AIM>
How many lines in the records below contain the word "with"? Give only the number.

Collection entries

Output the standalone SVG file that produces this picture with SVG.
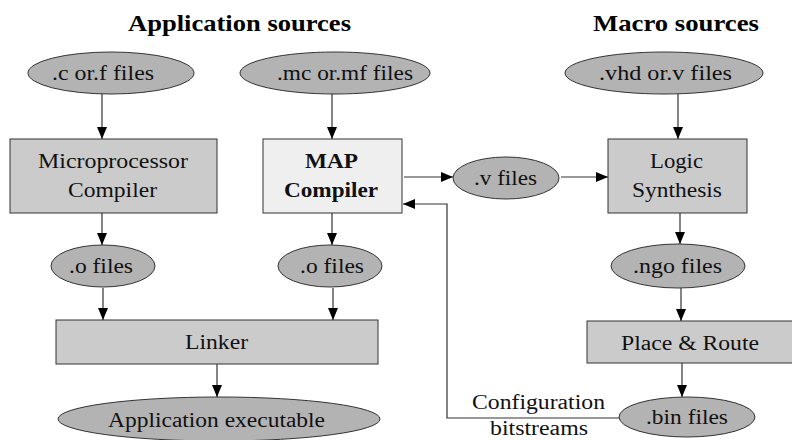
<svg xmlns="http://www.w3.org/2000/svg" width="792" height="440" viewBox="0 0 792 440">
<style>
  text { font-family: 'Liberation Serif', 'DejaVu Serif', 'Times New Roman', serif; }
  .t { font-size: 20px; fill: #111; }
  .b { font-weight: bold; }
  .title { font-size: 23px; font-weight: bold; fill: #000; }
  .ell { fill: #b3b3b3; stroke: #333; stroke-width: 1; }
  .box { fill: #cbcbcb; stroke: #333; stroke-width: 1; }
  .box2 { fill: #efefef; stroke: #333; stroke-width: 1; }
  .c { fill: none; stroke: #333; stroke-width: 1.2; }
</style>
<defs>
  <marker id="ah" markerUnits="userSpaceOnUse" markerWidth="12" markerHeight="12" viewBox="0 0 12 12" refX="12" refY="6" orient="auto">
    <path d="M0,1 L12,6 L0,11 Z" fill="#000"/>
  </marker>
</defs>
<rect width="792" height="440" fill="#fff"/>
<text class="title" x="128" y="31" textLength="223" lengthAdjust="spacingAndGlyphs">Application sources</text>
<text class="title" x="593" y="31" textLength="166" lengthAdjust="spacingAndGlyphs">Macro sources</text>

<g id="connectors">
  <line class="c" x1="102" y1="94" x2="102" y2="139" marker-end="url(#ah)"/>
  <line class="c" x1="332" y1="94" x2="332" y2="139" marker-end="url(#ah)"/>
  <line class="c" x1="678" y1="94" x2="678" y2="139" marker-end="url(#ah)"/>
  <line class="c" x1="404" y1="177" x2="453" y2="177" marker-end="url(#ah)"/>
  <line class="c" x1="561" y1="177" x2="608" y2="177" marker-end="url(#ah)"/>
  <line class="c" x1="102" y1="213" x2="102" y2="245" marker-end="url(#ah)"/>
  <line class="c" x1="332" y1="213" x2="332" y2="245" marker-end="url(#ah)"/>
  <line class="c" x1="680" y1="213" x2="680" y2="244" marker-end="url(#ah)"/>
  <line class="c" x1="103" y1="288" x2="103" y2="320" marker-end="url(#ah)"/>
  <line class="c" x1="333" y1="288" x2="333" y2="320" marker-end="url(#ah)"/>
  <line class="c" x1="681" y1="288" x2="681" y2="321" marker-end="url(#ah)"/>
  <line class="c" x1="217" y1="364" x2="217" y2="397" marker-end="url(#ah)"/>
  <line class="c" x1="682" y1="363" x2="682" y2="397" marker-end="url(#ah)"/>
  <polyline class="c" points="619,418 447,418 447,204 403,204" marker-end="url(#ah)"/>
  <text class="t" x="472" y="409" textLength="133" lengthAdjust="spacingAndGlyphs">Configuration</text>
  <text class="t" x="490" y="435" textLength="98" lengthAdjust="spacingAndGlyphs">bitstreams</text>
</g>

<g id="src-c">
  <ellipse class="ell" cx="111" cy="73" rx="83" ry="21"/>
  <text class="t" x="52" y="80" textLength="102" lengthAdjust="spacingAndGlyphs">.c or.f files</text>
</g>
<g id="src-mc">
  <ellipse class="ell" cx="335" cy="73" rx="95" ry="21"/>
  <text class="t" x="277" y="80" textLength="136" lengthAdjust="spacingAndGlyphs">.mc or.mf files</text>
</g>
<g id="src-vhd">
  <ellipse class="ell" cx="664" cy="73" rx="99" ry="21"/>
  <text class="t" x="599" y="80" textLength="133" lengthAdjust="spacingAndGlyphs">.vhd or.v files</text>
</g>
<g id="micro-compiler">
  <rect class="box" x="10" y="139" width="207" height="74"/>
  <text class="t" x="38" y="168" textLength="150" lengthAdjust="spacingAndGlyphs">Microprocessor</text>
  <text class="t" x="68" y="197" textLength="89" lengthAdjust="spacingAndGlyphs">Compiler</text>
</g>
<g id="map-compiler">
  <rect class="box2" x="263" y="139" width="139" height="74"/>
  <text class="t b" x="305" y="168" textLength="53" lengthAdjust="spacingAndGlyphs">MAP</text>
  <text class="t b" x="284" y="197" textLength="94" lengthAdjust="spacingAndGlyphs">Compiler</text>
</g>
<g id="v-files">
  <ellipse class="ell" cx="506" cy="178" rx="53" ry="21"/>
  <text class="t" x="474" y="185" textLength="63" lengthAdjust="spacingAndGlyphs">.v files</text>
</g>
<g id="logic-synthesis">
  <rect class="box" x="608" y="139" width="139" height="74"/>
  <text class="t" x="650" y="168" textLength="53" lengthAdjust="spacingAndGlyphs">Logic</text>
  <text class="t" x="632" y="197" textLength="90" lengthAdjust="spacingAndGlyphs">Synthesis</text>
</g>
<g id="o-files-1">
  <ellipse class="ell" cx="103" cy="266" rx="52" ry="21"/>
  <text class="t" x="69" y="273" textLength="64" lengthAdjust="spacingAndGlyphs">.o files</text>
</g>
<g id="o-files-2">
  <ellipse class="ell" cx="330" cy="266" rx="52" ry="21"/>
  <text class="t" x="300" y="273" textLength="64" lengthAdjust="spacingAndGlyphs">.o files</text>
</g>
<g id="ngo-files">
  <ellipse class="ell" cx="678" cy="266" rx="67" ry="22"/>
  <text class="t" x="633" y="273" textLength="89" lengthAdjust="spacingAndGlyphs">.ngo files</text>
</g>
<g id="linker">
  <rect class="box" x="56" y="320" width="322" height="44"/>
  <text class="t" x="185" y="349" textLength="63" lengthAdjust="spacingAndGlyphs">Linker</text>
</g>
<g id="place-route">
  <rect class="box" x="587" y="321" width="210" height="42"/>
  <text class="t" x="621" y="350" textLength="138" lengthAdjust="spacingAndGlyphs">Place &amp; Route</text>
</g>
<g id="app-exec">
  <ellipse class="ell" cx="219" cy="419" rx="161" ry="22"/>
  <text class="t" x="108" y="427" textLength="217" lengthAdjust="spacingAndGlyphs">Application executable</text>
</g>
<g id="bin-files">
  <ellipse class="ell" cx="687" cy="417" rx="68" ry="20"/>
  <text class="t" x="646" y="424" textLength="82" lengthAdjust="spacingAndGlyphs">.bin files</text>
</g>
</svg>
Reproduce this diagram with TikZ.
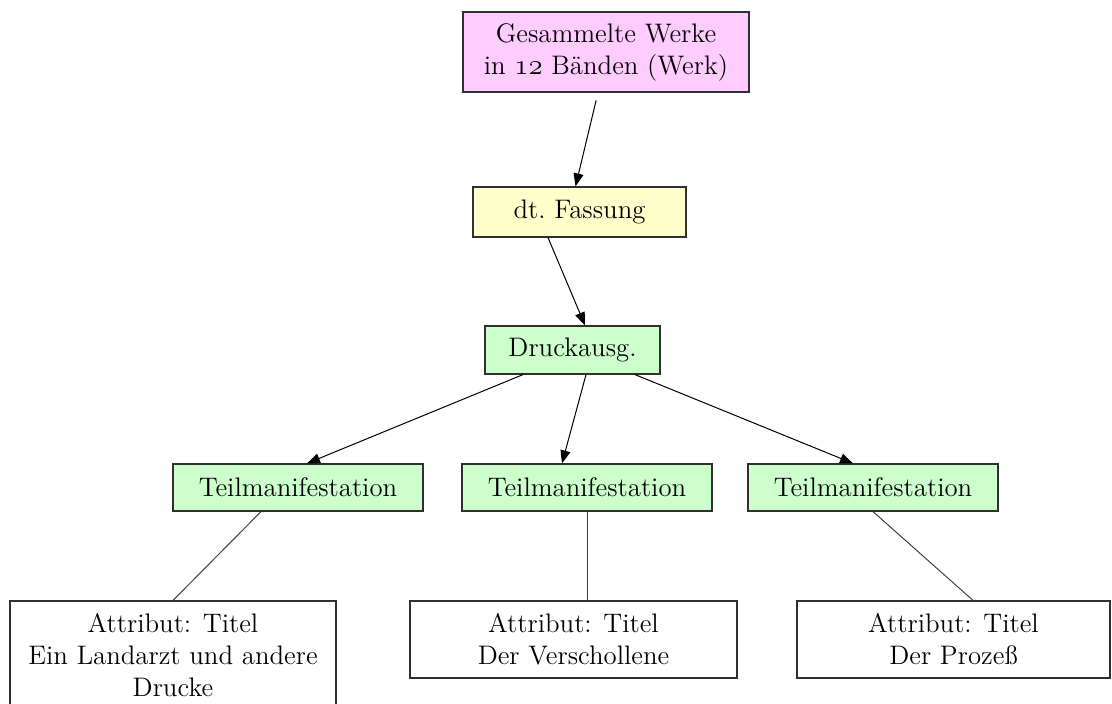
\documentclass[tikz,border=0pt]{standalone}
\usepackage{fontspec}
\usetikzlibrary{arrows.meta}
\definecolor{werkPink}{HTML}{FFCCFF}
\definecolor{fassungGelb}{HTML}{FFFFCC}
\definecolor{manifGruen}{HTML}{CCFFCC}
\definecolor{randGrau}{HTML}{303030}
\newcommand{\altZiffern}[1]{{\usefont{OML}{cmm}{m}{it}#1}}
\begin{document}
\begin{tikzpicture}[x=0.5pt, y=-0.5pt,
    every node/.style={font=\fontsize{13.4}{16}\selectfont, align=center, inner sep=0pt},
    box/.style={draw=randGrau, line width=0.6pt},
    teilbox/.style={box, fill=manifGruen, minimum width=125pt, minimum height=23.5pt},
    attrbox/.style={box, fill=white, minimum height=38.5pt},
    pfeil/.style={-{Triangle[length=6.5pt, width=5pt]}, line width=0.5pt},
    linie/.style={line width=0.5pt, draw=black!75}]
  \pgfmathsetmacro{\teilRow}{487.5};
  \pgfmathsetmacro{\attrRow}{639.5};
  \useasboundingbox (0,0) rectangle (1112,704);
  %% Werk, Fassung, Druckausgabe
  \node[box, fill=werkPink, minimum width=143pt, minimum height=40pt] (werk) at (606,52)
    {Gesammelte Werke\\in \altZiffern{12} Bänden (Werk)};
  \node[box, fill=fassungGelb, minimum width=106.5pt, minimum height=25pt] (fassung) at (579.5,212) {dt.~Fassung};
  \node[box, fill=manifGruen, minimum width=87.5pt, minimum height=24pt] (druck) at (572.5,350) {Druckausg.};
  %% Teilmanifestationen
  \node[teilbox] (teilA) at (298,\teilRow) {Teilmanifestation};
  \node[teilbox] (teilB) at (587,\teilRow) {Teilmanifestation};
  \node[teilbox] (teilC) at (873,\teilRow) {Teilmanifestation};
  %% Attribute
  \node[attrbox, minimum width=163pt, minimum height=54.5pt] (attrA) at (173,655.5)
    {Attribut: Titel\\Ein Landarzt und andere\\Drucke};
  \node[attrbox, minimum width=163.5pt] (attrB) at (573.5,\attrRow) {Attribut: Titel\\Der Verschollene};
  \node[attrbox, minimum width=156.5pt] (attrC) at (953.5,\attrRow) {Attribut: Titel\\Der Prozeß};
  %% Pfeile
  \draw[pfeil, shorten <=4pt] ([xshift=-4pt]werk.south) -- ([xshift=-2pt]fassung.north);
  \draw[pfeil] ([xshift=-15.75pt]fassung.south) -- ([xshift=6.25pt]druck.north);
  \draw[pfeil] ([xshift=-24.75pt]druck.south) -- ([xshift=4.5pt]teilA.north);
  \draw[pfeil] ([xshift=6.75pt]druck.south) -- ([xshift=-12.5pt]teilB.north);
  \draw[pfeil] ([xshift=31.25pt]druck.south) -- ([xshift=-10pt]teilC.north);
  %% Linien zu den Attributen
  \draw[linie] ([xshift=-18.5pt]teilA.south) -- (attrA.north);
  \draw[linie] (teilB.south) -- (teilB.south |- attrB.north);
  \draw[linie] (teilC.south) -- ([xshift=9.75pt]attrC.north);
\end{tikzpicture}
\end{document}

RESULT OF THE TASK>
2